***** Given material
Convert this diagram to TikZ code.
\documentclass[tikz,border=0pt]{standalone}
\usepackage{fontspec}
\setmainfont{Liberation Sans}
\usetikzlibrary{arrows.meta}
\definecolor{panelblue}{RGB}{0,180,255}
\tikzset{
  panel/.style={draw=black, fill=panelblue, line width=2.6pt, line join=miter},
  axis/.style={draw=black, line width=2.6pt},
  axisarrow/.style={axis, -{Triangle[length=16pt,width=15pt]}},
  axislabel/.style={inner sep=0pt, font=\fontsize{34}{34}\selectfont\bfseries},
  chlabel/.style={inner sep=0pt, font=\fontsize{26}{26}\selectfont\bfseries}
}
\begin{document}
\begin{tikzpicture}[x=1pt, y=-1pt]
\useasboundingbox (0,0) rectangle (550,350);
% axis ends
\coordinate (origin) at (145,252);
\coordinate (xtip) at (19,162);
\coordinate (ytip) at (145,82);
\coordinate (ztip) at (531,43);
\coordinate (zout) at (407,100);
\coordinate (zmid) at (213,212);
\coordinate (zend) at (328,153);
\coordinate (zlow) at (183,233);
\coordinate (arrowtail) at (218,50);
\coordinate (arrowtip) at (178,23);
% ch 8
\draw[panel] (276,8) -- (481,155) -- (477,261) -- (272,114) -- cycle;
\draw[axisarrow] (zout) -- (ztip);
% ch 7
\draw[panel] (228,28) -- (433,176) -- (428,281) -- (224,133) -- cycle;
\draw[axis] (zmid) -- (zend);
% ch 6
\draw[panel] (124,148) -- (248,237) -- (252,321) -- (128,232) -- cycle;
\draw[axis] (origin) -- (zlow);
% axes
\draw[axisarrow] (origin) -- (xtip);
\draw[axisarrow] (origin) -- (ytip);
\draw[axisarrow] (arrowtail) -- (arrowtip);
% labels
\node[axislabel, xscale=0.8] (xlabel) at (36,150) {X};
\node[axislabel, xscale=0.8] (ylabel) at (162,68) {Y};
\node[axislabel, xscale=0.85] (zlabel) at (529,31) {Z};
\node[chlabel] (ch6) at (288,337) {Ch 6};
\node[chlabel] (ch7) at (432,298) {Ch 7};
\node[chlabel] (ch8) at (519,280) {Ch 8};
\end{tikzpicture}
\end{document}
**********
## The task
Give back the whole listing, word for word.

## Written response
Convert this diagram to TikZ code.
\documentclass[tikz,border=0pt]{standalone}
\usepackage{fontspec}
\setmainfont{Liberation Sans}
\usetikzlibrary{arrows.meta}
\definecolor{panelblue}{RGB}{0,180,255}
\tikzset{
  panel/.style={draw=black, fill=panelblue, line width=2.6pt, line join=miter},
  axis/.style={draw=black, line width=2.6pt},
  axisarrow/.style={axis, -{Triangle[length=16pt,width=15pt]}},
  axislabel/.style={inner sep=0pt, font=\fontsize{34}{34}\selectfont\bfseries},
  chlabel/.style={inner sep=0pt, font=\fontsize{26}{26}\selectfont\bfseries}
}
\begin{document}
\begin{tikzpicture}[x=1pt, y=-1pt]
\useasboundingbox (0,0) rectangle (550,350);
% axis ends
\coordinate (origin) at (145,252);
\coordinate (xtip) at (19,162);
\coordinate (ytip) at (145,82);
\coordinate (ztip) at (531,43);
\coordinate (zout) at (407,100);
\coordinate (zmid) at (213,212);
\coordinate (zend) at (328,153);
\coordinate (zlow) at (183,233);
\coordinate (arrowtail) at (218,50);
\coordinate (arrowtip) at (178,23);
% ch 8
\draw[panel] (276,8) -- (481,155) -- (477,261) -- (272,114) -- cycle;
\draw[axisarrow] (zout) -- (ztip);
% ch 7
\draw[panel] (228,28) -- (433,176) -- (428,281) -- (224,133) -- cycle;
\draw[axis] (zmid) -- (zend);
% ch 6
\draw[panel] (124,148) -- (248,237) -- (252,321) -- (128,232) -- cycle;
\draw[axis] (origin) -- (zlow);
% axes
\draw[axisarrow] (origin) -- (xtip);
\draw[axisarrow] (origin) -- (ytip);
\draw[axisarrow] (arrowtail) -- (arrowtip);
% labels
\node[axislabel, xscale=0.8] (xlabel) at (36,150) {X};
\node[axislabel, xscale=0.8] (ylabel) at (162,68) {Y};
\node[axislabel, xscale=0.85] (zlabel) at (529,31) {Z};
\node[chlabel] (ch6) at (288,337) {Ch 6};
\node[chlabel] (ch7) at (432,298) {Ch 7};
\node[chlabel] (ch8) at (519,280) {Ch 8};
\end{tikzpicture}
\end{document}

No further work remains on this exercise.